Yes. It's been observed. Here.
Estimating the human mutation rate using autozygosity in a founder population : Nature Genetics : Nature Research
Knowledge of the rate and pattern of new mutation is critical to the understanding of human disease and evolution. We used extensive autozygosity in a genealogically well-defined population of Hutterites to estimate the human sequence mutation rate over multiple generations. We sequenced whole genomes from
5 parent-offspring trios and identified 44 segments of autozygosity. Using the number of meioses separating each pair of autozygous alleles and the
72 validated heterozygous single-nucleotide variants (SNVs) from 512 Mb of autozygous DNA, we obtained an
SNV mutation rate of 1.20 × 10−8 (95% confidence interval 0.89–1.43 × 10−8) mutations per base pair per generation.
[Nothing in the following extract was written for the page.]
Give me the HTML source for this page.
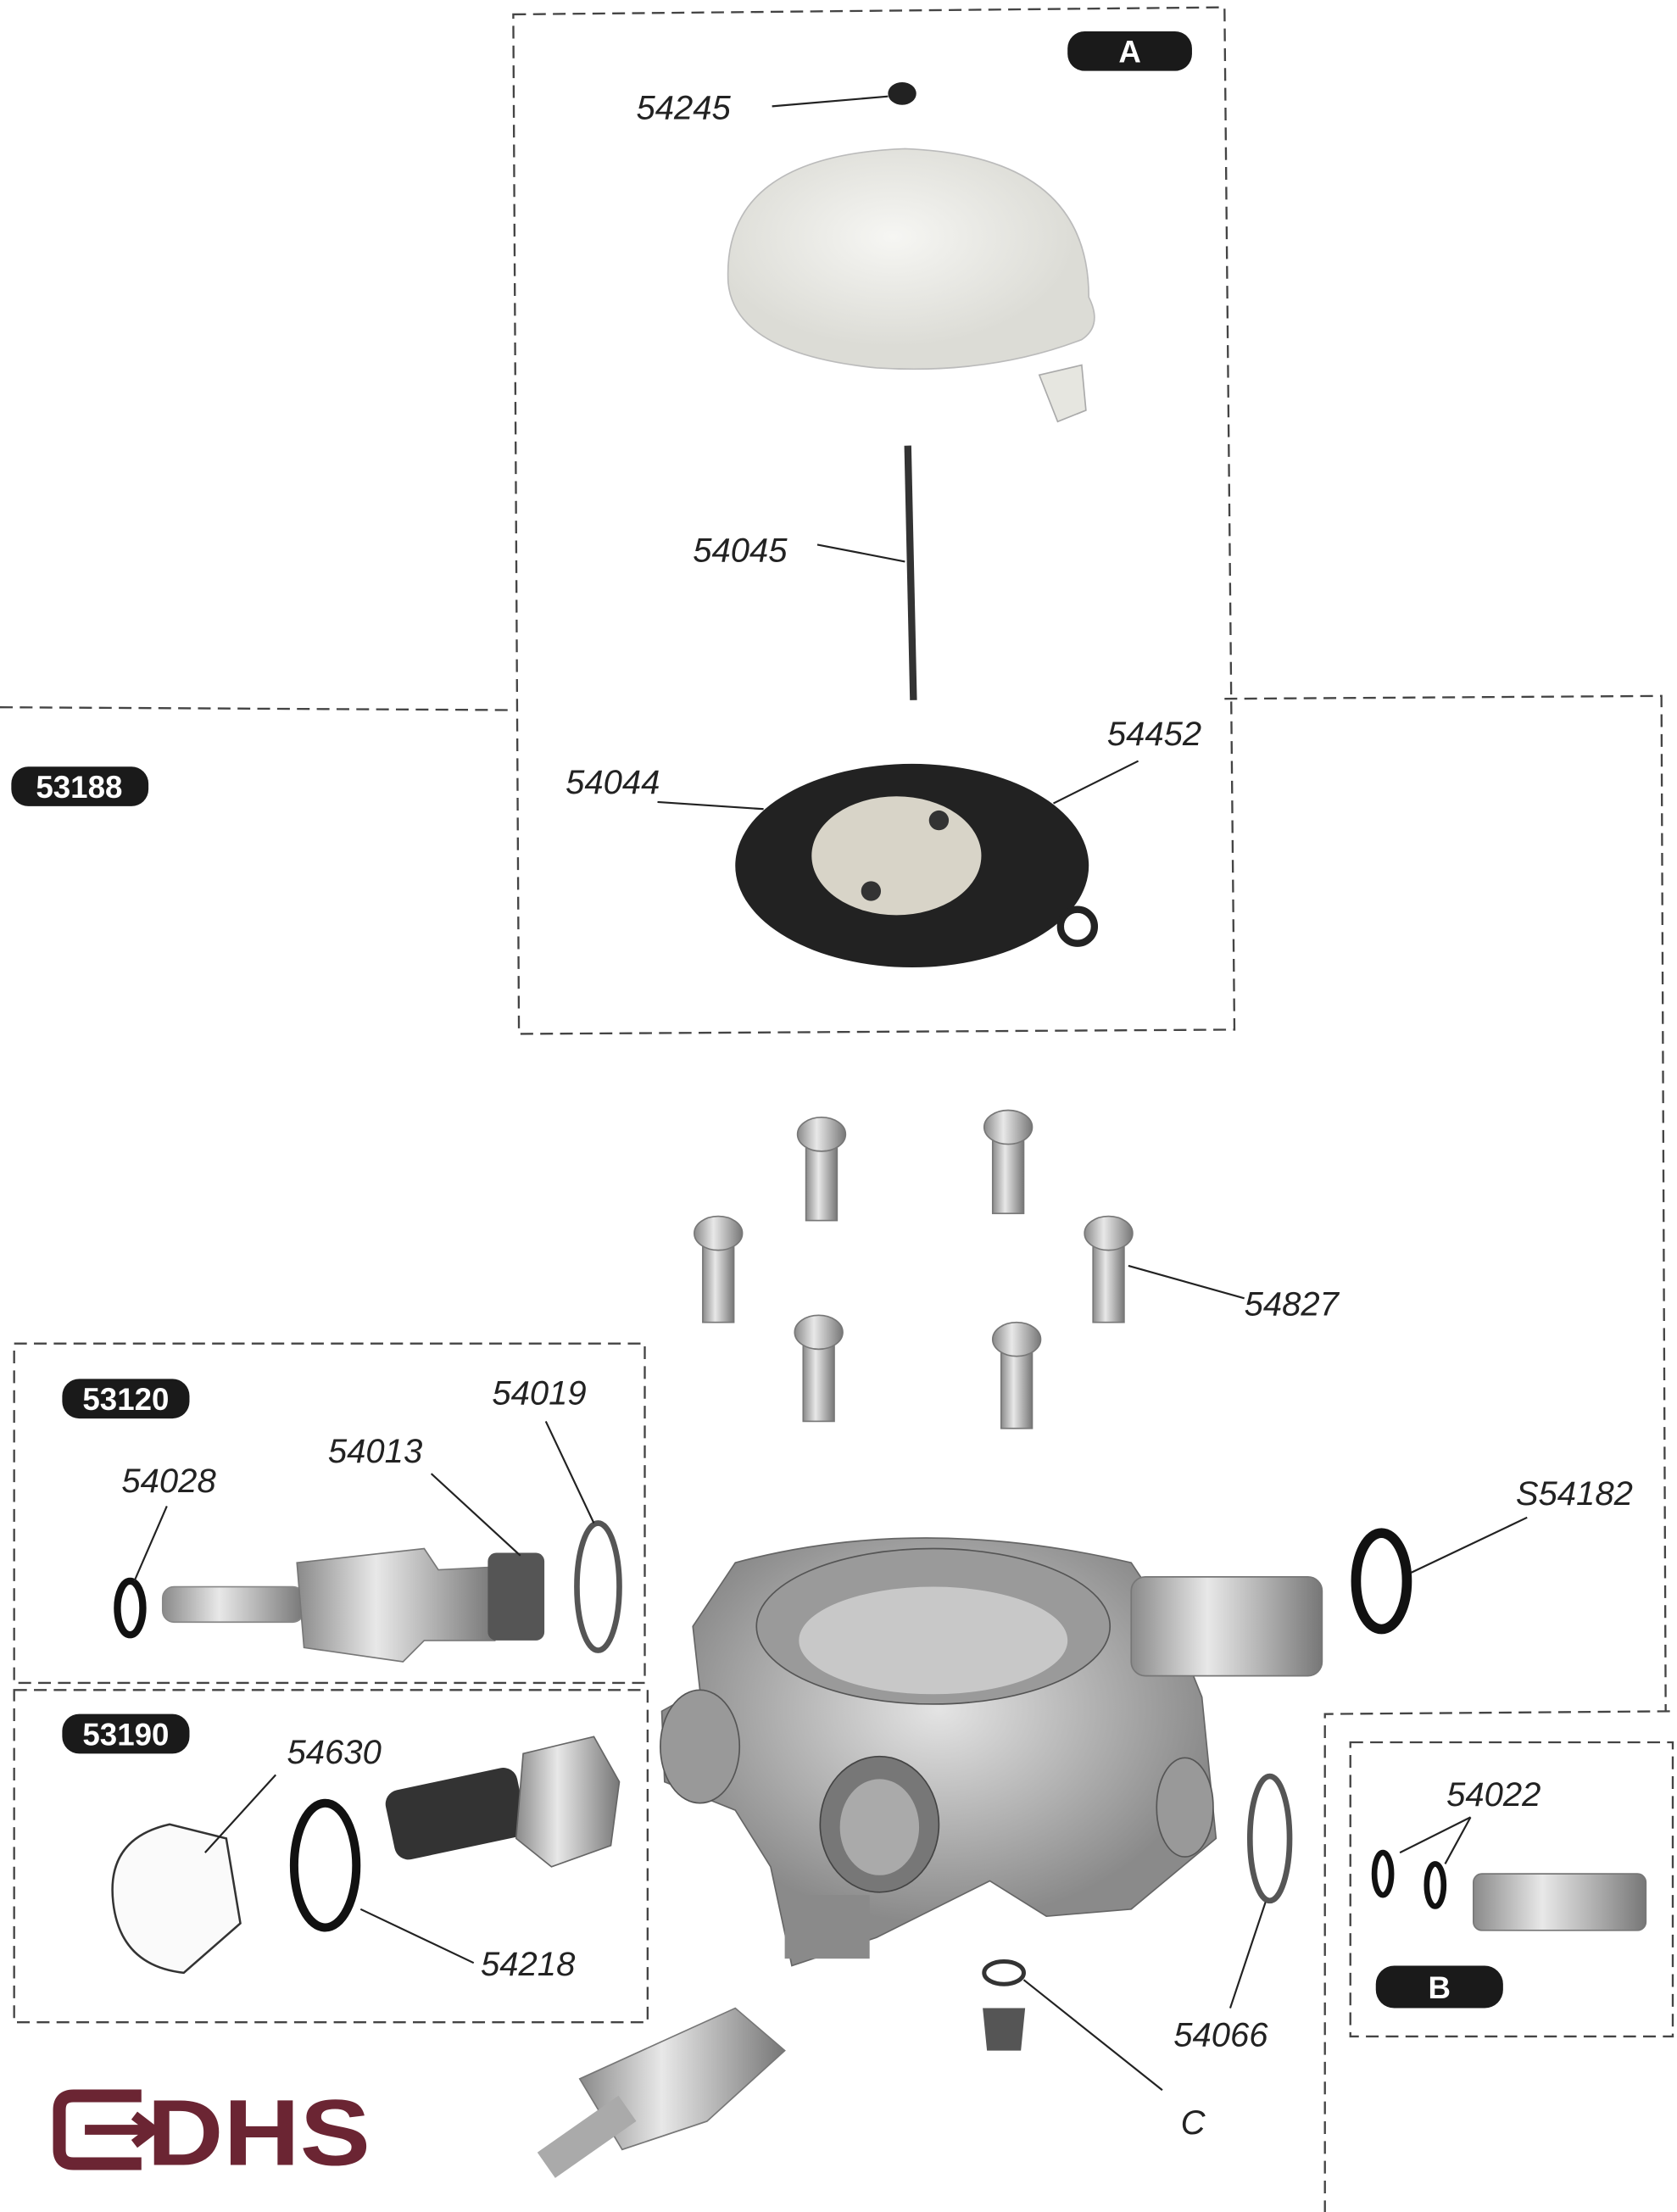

The mutation rate for bases within CpG dinucleotides (9.72 × 10−8) was 9.5-fold that of non-CpG bases, and there was strong evidence (
P = 2.67 × 10−4) for a paternal bias in the origin of new mutations (85% paternal). We observed a non-uniform distribution of heterozygous SNVs (both newly identified and known) in the autozygous segments (
P = 0.001), which is suggestive of mutational hotspots or sites of long-range gene conversion.